■ **PROVIDED RECORDS**
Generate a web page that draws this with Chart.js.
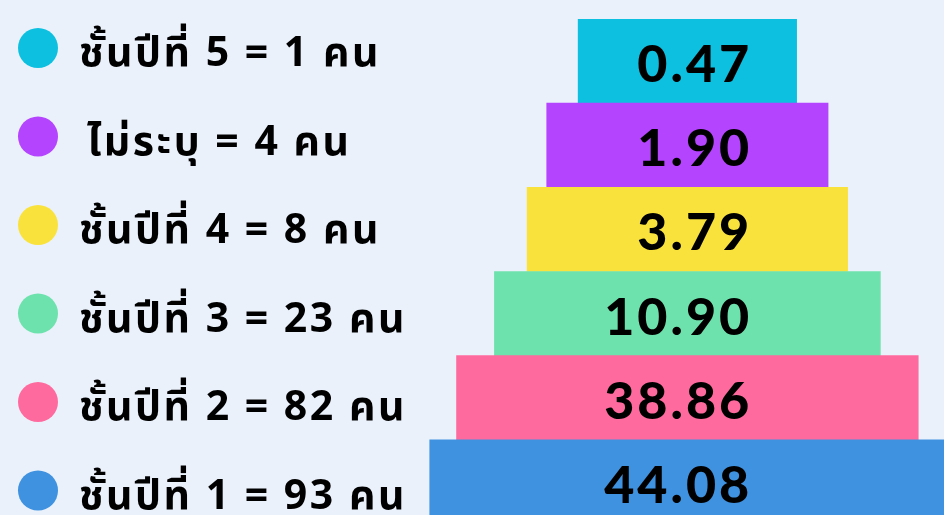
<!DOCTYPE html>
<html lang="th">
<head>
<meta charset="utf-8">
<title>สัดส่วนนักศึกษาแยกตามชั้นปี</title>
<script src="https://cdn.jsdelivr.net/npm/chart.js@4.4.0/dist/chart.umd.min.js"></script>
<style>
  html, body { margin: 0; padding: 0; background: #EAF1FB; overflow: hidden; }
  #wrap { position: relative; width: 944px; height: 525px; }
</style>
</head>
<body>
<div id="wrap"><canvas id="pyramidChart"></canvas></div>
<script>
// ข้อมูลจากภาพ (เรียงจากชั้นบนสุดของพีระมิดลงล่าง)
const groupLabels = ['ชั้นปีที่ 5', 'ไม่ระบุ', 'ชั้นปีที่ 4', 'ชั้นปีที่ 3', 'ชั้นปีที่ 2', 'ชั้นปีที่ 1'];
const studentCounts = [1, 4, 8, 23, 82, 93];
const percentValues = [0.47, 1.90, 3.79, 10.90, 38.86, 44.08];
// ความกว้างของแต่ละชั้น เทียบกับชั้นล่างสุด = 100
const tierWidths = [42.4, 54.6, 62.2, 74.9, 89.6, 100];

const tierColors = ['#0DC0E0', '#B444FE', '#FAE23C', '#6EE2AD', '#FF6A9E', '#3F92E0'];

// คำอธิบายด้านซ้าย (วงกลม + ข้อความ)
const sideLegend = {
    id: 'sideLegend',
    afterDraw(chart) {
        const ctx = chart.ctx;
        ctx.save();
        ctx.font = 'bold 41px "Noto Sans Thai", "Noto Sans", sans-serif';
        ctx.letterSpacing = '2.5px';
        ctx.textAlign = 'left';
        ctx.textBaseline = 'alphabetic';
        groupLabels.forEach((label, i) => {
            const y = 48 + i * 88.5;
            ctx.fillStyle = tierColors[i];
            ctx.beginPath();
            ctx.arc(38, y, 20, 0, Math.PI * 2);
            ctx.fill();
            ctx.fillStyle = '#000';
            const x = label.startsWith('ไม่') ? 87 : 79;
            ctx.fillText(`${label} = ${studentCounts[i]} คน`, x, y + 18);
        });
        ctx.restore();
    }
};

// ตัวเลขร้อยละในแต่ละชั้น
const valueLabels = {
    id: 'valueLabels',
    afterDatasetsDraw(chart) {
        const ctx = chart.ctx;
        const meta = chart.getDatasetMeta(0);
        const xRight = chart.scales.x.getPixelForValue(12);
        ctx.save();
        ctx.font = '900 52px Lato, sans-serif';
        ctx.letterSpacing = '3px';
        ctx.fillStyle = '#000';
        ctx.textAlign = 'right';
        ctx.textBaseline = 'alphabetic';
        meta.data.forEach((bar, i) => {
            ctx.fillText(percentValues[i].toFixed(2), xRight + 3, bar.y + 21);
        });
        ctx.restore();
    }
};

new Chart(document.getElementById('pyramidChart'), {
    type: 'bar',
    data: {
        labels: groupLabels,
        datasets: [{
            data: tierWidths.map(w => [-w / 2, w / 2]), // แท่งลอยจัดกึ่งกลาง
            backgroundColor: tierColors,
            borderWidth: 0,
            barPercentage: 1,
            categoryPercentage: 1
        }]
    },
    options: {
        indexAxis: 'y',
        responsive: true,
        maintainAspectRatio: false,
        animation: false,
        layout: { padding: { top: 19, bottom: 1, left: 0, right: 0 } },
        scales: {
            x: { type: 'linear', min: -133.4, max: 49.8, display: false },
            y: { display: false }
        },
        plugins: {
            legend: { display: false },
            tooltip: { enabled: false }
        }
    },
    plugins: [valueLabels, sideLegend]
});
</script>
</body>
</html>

--

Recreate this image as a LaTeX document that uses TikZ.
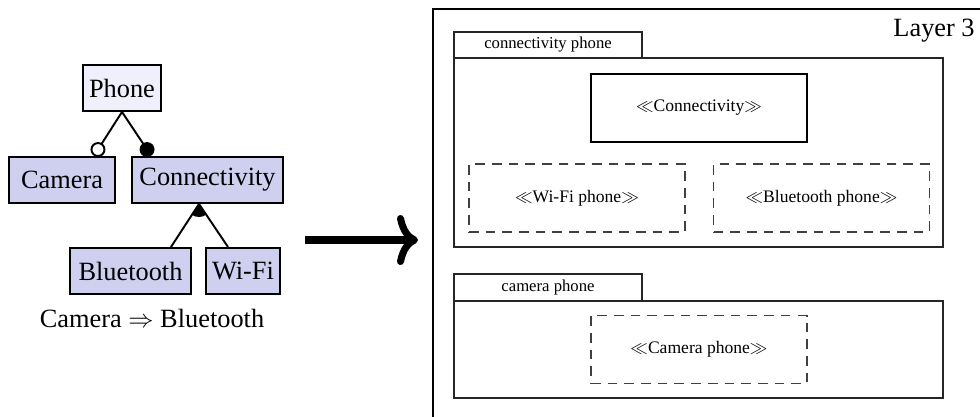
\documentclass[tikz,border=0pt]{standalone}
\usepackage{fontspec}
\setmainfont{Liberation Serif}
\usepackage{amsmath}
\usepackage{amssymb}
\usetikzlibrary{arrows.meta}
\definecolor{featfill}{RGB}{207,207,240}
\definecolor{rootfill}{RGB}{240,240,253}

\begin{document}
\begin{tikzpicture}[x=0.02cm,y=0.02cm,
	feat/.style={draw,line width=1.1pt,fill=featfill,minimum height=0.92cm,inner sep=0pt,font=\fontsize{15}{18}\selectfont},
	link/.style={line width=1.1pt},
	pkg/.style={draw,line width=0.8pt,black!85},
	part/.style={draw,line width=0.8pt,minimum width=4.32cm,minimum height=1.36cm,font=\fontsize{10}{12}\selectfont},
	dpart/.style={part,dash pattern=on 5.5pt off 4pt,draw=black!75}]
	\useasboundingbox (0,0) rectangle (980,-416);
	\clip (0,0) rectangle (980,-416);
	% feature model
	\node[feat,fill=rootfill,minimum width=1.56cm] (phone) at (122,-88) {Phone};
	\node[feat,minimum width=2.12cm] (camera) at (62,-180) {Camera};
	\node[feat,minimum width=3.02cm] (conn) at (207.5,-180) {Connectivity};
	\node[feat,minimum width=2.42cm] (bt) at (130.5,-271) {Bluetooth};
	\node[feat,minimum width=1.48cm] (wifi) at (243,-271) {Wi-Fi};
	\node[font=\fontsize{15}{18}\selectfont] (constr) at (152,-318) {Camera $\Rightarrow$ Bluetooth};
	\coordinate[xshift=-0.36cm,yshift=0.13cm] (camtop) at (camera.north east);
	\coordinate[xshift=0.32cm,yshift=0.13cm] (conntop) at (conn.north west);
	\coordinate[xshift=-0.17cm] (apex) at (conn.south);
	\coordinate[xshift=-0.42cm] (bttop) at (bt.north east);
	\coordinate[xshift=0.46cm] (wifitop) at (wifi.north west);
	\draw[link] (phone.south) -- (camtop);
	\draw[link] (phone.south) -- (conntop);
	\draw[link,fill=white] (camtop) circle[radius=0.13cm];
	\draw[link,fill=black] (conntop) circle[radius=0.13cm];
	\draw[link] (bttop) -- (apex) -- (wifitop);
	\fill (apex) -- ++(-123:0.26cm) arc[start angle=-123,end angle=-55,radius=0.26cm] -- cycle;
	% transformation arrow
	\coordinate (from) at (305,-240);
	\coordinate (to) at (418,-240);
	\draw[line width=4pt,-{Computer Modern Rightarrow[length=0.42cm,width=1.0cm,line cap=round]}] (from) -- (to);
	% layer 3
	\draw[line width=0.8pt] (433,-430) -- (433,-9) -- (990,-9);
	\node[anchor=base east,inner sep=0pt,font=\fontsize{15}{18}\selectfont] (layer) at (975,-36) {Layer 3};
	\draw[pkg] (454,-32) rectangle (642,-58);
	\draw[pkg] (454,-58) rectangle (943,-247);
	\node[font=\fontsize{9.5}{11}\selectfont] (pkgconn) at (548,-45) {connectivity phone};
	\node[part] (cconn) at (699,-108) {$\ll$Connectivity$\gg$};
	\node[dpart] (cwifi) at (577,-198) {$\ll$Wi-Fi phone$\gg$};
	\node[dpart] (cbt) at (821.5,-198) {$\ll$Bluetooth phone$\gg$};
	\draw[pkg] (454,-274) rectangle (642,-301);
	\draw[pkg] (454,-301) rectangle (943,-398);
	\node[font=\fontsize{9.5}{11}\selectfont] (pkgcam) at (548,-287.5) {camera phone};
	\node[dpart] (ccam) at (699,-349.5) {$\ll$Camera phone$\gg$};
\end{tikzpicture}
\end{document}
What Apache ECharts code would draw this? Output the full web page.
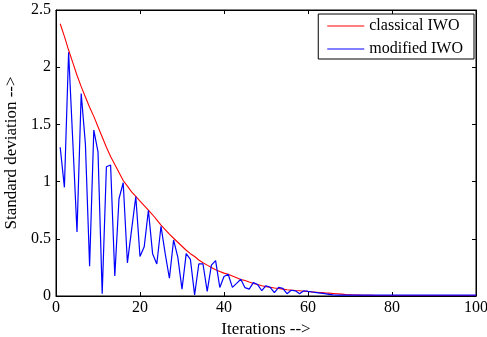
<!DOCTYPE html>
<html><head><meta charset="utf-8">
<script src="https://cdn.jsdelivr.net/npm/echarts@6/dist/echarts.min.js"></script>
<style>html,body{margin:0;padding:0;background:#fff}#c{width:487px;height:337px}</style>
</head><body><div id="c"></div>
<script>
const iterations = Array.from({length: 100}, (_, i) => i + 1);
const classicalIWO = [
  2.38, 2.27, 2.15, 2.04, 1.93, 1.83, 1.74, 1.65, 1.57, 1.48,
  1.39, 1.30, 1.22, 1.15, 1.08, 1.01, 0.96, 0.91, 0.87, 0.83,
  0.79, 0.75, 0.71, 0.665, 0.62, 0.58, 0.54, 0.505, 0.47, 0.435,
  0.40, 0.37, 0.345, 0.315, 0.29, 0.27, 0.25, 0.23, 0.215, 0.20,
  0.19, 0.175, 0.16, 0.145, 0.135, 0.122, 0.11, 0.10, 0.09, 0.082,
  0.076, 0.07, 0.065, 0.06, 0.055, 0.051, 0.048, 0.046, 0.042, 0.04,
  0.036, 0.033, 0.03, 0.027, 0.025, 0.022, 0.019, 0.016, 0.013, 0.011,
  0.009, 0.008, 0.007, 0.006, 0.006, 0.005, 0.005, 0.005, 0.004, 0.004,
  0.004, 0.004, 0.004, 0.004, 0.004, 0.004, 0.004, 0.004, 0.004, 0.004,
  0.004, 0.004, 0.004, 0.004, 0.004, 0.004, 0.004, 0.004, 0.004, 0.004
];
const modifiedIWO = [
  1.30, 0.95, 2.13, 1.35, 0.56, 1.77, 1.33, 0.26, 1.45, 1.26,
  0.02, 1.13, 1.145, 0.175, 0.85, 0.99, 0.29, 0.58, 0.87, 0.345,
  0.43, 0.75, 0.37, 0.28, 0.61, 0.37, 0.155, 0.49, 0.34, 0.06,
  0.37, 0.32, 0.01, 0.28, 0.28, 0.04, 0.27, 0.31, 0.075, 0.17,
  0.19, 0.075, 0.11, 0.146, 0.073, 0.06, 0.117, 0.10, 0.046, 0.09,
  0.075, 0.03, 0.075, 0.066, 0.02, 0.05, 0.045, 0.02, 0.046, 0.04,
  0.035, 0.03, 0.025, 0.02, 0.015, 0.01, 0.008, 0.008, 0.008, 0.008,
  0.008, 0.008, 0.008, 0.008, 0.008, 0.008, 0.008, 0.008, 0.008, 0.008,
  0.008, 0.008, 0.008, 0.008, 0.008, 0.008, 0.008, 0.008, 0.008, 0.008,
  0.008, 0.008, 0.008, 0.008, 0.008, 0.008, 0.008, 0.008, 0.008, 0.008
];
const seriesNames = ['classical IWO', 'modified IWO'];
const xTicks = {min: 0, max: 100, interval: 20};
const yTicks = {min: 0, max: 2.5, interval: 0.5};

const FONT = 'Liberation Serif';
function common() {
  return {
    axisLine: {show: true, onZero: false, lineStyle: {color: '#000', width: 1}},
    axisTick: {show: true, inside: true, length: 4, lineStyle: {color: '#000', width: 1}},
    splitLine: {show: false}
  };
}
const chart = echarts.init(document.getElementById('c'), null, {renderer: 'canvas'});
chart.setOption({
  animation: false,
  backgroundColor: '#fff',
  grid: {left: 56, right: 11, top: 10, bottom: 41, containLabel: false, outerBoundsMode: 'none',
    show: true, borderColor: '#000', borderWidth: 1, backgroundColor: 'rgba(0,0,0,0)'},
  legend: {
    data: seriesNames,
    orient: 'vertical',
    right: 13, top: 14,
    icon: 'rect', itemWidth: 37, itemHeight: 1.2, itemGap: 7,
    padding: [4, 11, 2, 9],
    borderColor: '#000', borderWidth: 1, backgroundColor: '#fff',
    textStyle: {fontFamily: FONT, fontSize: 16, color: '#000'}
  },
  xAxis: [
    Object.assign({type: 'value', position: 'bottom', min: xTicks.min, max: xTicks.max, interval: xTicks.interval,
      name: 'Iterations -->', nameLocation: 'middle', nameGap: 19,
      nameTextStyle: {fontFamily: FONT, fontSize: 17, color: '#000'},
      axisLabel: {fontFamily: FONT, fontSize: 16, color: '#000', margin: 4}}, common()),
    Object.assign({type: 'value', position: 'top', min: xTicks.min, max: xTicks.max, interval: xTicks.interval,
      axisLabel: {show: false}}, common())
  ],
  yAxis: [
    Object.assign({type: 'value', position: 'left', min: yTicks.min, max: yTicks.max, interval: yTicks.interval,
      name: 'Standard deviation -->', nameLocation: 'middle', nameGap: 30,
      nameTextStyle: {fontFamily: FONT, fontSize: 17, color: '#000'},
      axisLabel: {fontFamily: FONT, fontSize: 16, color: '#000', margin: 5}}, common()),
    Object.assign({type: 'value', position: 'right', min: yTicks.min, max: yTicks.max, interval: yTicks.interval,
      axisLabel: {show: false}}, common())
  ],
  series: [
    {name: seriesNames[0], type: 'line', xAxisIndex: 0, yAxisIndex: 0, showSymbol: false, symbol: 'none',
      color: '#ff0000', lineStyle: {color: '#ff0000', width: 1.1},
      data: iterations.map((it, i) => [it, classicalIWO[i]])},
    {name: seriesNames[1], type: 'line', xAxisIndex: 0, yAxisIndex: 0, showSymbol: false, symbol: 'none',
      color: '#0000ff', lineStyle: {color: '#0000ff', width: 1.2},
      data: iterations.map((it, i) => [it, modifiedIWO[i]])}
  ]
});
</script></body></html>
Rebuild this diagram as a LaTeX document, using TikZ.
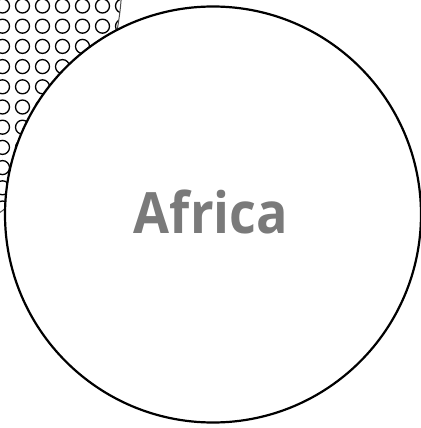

---

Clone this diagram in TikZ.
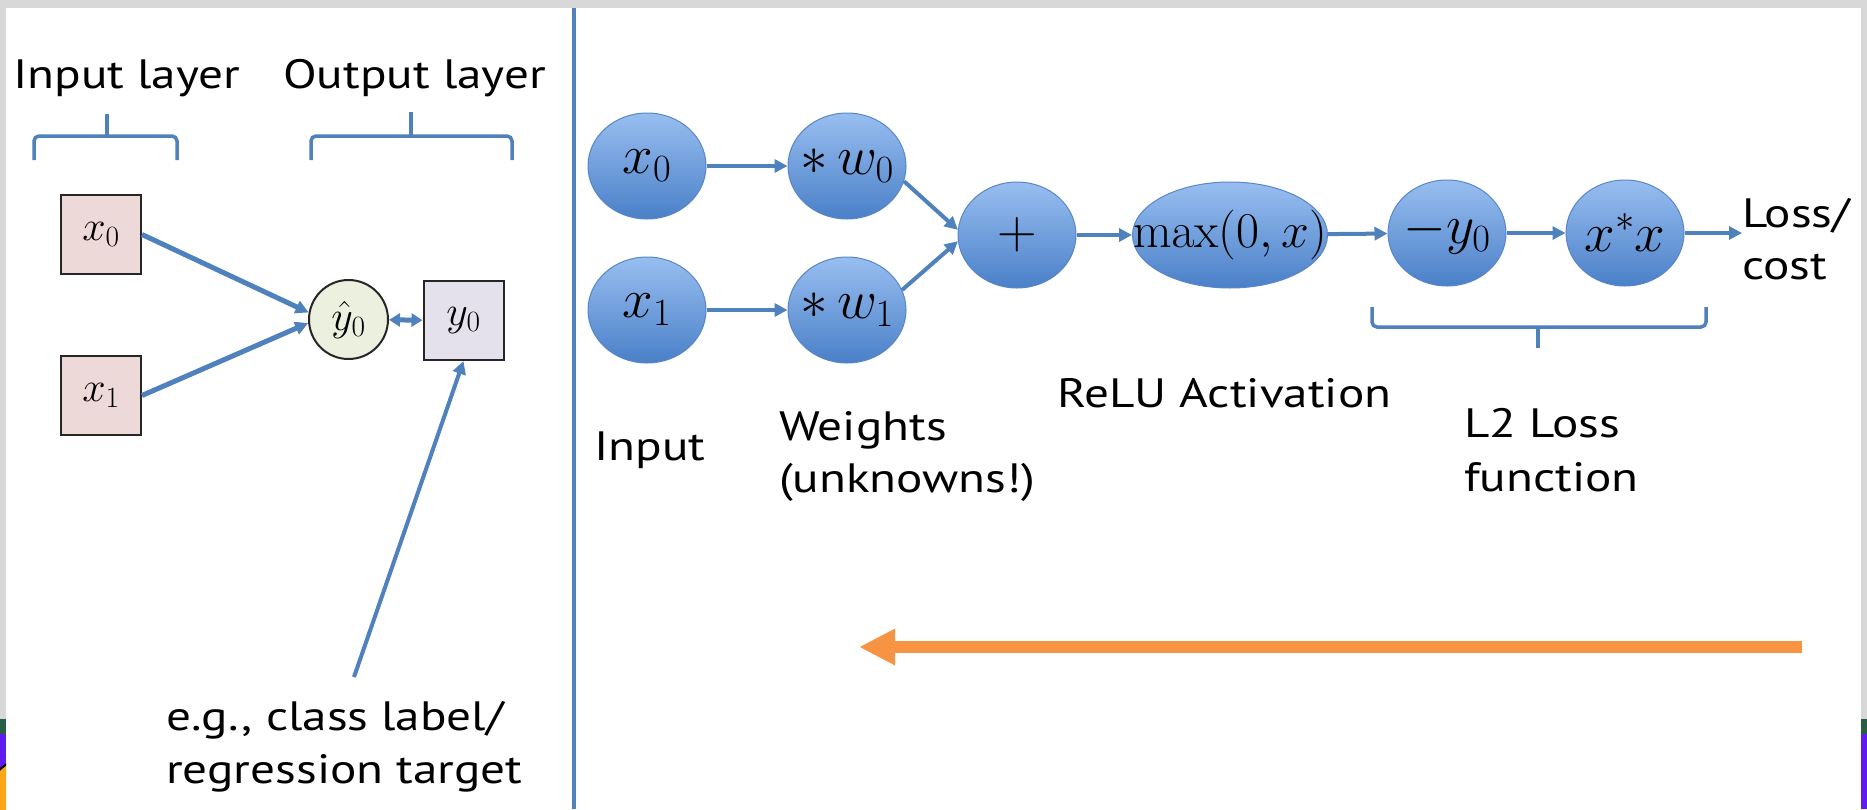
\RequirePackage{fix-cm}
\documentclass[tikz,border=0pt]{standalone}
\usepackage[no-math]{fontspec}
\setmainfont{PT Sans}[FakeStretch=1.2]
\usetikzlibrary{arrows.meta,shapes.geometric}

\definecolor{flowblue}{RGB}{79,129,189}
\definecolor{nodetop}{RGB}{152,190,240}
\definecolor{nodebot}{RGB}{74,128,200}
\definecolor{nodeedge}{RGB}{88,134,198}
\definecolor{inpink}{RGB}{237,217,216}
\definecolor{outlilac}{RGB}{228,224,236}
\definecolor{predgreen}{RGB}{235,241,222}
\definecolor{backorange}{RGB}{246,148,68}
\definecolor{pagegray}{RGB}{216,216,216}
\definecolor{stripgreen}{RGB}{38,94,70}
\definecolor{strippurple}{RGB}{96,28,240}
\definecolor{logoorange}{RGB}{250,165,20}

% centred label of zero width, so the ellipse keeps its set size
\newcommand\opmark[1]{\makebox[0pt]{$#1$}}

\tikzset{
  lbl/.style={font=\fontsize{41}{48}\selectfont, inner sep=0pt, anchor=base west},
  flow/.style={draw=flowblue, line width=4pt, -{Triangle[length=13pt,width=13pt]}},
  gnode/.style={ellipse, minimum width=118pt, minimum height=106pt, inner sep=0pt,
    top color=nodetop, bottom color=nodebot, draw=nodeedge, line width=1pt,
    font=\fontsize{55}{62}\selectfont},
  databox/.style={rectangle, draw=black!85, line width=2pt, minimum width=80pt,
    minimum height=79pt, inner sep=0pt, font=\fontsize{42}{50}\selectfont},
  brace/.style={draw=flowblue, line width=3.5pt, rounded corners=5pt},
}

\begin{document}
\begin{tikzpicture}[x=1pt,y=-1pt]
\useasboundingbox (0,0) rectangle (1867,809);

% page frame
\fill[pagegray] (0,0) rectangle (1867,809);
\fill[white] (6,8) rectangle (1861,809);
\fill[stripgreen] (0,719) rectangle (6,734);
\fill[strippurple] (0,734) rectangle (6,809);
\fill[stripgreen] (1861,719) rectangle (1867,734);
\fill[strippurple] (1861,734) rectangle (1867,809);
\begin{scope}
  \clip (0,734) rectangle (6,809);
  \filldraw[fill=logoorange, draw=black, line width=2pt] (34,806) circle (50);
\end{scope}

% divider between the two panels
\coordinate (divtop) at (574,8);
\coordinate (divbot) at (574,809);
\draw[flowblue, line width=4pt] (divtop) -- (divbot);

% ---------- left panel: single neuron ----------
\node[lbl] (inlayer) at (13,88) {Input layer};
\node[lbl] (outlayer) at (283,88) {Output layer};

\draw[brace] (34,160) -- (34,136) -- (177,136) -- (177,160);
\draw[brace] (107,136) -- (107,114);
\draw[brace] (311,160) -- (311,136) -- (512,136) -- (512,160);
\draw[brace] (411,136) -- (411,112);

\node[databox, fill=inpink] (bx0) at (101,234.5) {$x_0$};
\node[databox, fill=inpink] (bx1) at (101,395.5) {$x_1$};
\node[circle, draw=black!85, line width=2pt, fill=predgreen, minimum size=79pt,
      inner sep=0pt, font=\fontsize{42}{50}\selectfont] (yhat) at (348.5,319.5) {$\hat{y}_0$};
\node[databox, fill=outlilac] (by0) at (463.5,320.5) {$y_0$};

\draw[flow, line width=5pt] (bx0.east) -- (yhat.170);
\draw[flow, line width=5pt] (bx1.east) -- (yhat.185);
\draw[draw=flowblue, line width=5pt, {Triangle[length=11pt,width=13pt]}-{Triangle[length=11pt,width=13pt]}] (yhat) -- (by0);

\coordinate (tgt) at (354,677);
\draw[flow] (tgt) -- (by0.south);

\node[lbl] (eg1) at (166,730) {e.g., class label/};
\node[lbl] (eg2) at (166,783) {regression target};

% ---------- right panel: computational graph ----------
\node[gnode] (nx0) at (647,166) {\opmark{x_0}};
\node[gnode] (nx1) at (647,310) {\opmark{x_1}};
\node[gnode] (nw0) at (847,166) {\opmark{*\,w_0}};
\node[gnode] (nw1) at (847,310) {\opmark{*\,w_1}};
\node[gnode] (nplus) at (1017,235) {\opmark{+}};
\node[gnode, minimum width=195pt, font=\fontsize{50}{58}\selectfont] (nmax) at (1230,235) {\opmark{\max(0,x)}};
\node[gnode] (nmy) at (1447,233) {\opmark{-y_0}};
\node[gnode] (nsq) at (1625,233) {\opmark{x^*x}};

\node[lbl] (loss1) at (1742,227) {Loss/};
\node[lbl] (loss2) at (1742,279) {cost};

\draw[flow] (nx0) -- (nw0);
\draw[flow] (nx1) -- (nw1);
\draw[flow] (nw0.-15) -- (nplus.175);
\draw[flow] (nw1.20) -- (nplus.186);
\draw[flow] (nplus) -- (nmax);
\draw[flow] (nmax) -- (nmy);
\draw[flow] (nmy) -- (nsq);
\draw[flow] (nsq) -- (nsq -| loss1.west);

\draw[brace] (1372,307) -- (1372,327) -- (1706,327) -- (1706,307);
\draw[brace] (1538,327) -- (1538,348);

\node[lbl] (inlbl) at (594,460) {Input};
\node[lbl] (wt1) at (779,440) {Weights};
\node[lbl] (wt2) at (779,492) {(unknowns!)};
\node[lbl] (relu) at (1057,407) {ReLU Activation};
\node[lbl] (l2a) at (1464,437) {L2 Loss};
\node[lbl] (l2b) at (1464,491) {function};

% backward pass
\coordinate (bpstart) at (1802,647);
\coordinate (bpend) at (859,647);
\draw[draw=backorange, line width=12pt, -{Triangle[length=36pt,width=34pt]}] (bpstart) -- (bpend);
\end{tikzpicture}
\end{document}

■ **TASK GOAL**
Without the pictures, give again only the lines beginning at the line that contains "Clone this diagram in TikZ." and stopping after the line that contains "(divtop) -- (divbot);", exactly as written.

■ **TASK OUTPUT**
Clone this diagram in TikZ.
\RequirePackage{fix-cm}
\documentclass[tikz,border=0pt]{standalone}
\usepackage[no-math]{fontspec}
\setmainfont{PT Sans}[FakeStretch=1.2]
\usetikzlibrary{arrows.meta,shapes.geometric}

\definecolor{flowblue}{RGB}{79,129,189}
\definecolor{nodetop}{RGB}{152,190,240}
\definecolor{nodebot}{RGB}{74,128,200}
\definecolor{nodeedge}{RGB}{88,134,198}
\definecolor{inpink}{RGB}{237,217,216}
\definecolor{outlilac}{RGB}{228,224,236}
\definecolor{predgreen}{RGB}{235,241,222}
\definecolor{backorange}{RGB}{246,148,68}
\definecolor{pagegray}{RGB}{216,216,216}
\definecolor{stripgreen}{RGB}{38,94,70}
\definecolor{strippurple}{RGB}{96,28,240}
\definecolor{logoorange}{RGB}{250,165,20}

% centred label of zero width, so the ellipse keeps its set size
\newcommand\opmark[1]{\makebox[0pt]{$#1$}}

\tikzset{
  lbl/.style={font=\fontsize{41}{48}\selectfont, inner sep=0pt, anchor=base west},
  flow/.style={draw=flowblue, line width=4pt, -{Triangle[length=13pt,width=13pt]}},
  gnode/.style={ellipse, minimum width=118pt, minimum height=106pt, inner sep=0pt,
    top color=nodetop, bottom color=nodebot, draw=nodeedge, line width=1pt,
    font=\fontsize{55}{62}\selectfont},
  databox/.style={rectangle, draw=black!85, line width=2pt, minimum width=80pt,
    minimum height=79pt, inner sep=0pt, font=\fontsize{42}{50}\selectfont},
  brace/.style={draw=flowblue, line width=3.5pt, rounded corners=5pt},
}

\begin{document}
\begin{tikzpicture}[x=1pt,y=-1pt]
\useasboundingbox (0,0) rectangle (1867,809);

% page frame
\fill[pagegray] (0,0) rectangle (1867,809);
\fill[white] (6,8) rectangle (1861,809);
\fill[stripgreen] (0,719) rectangle (6,734);
\fill[strippurple] (0,734) rectangle (6,809);
\fill[stripgreen] (1861,719) rectangle (1867,734);
\fill[strippurple] (1861,734) rectangle (1867,809);
\begin{scope}
  \clip (0,734) rectangle (6,809);
  \filldraw[fill=logoorange, draw=black, line width=2pt] (34,806) circle (50);
\end{scope}

% divider between the two panels
\coordinate (divtop) at (574,8);
\coordinate (divbot) at (574,809);
\draw[flowblue, line width=4pt] (divtop) -- (divbot);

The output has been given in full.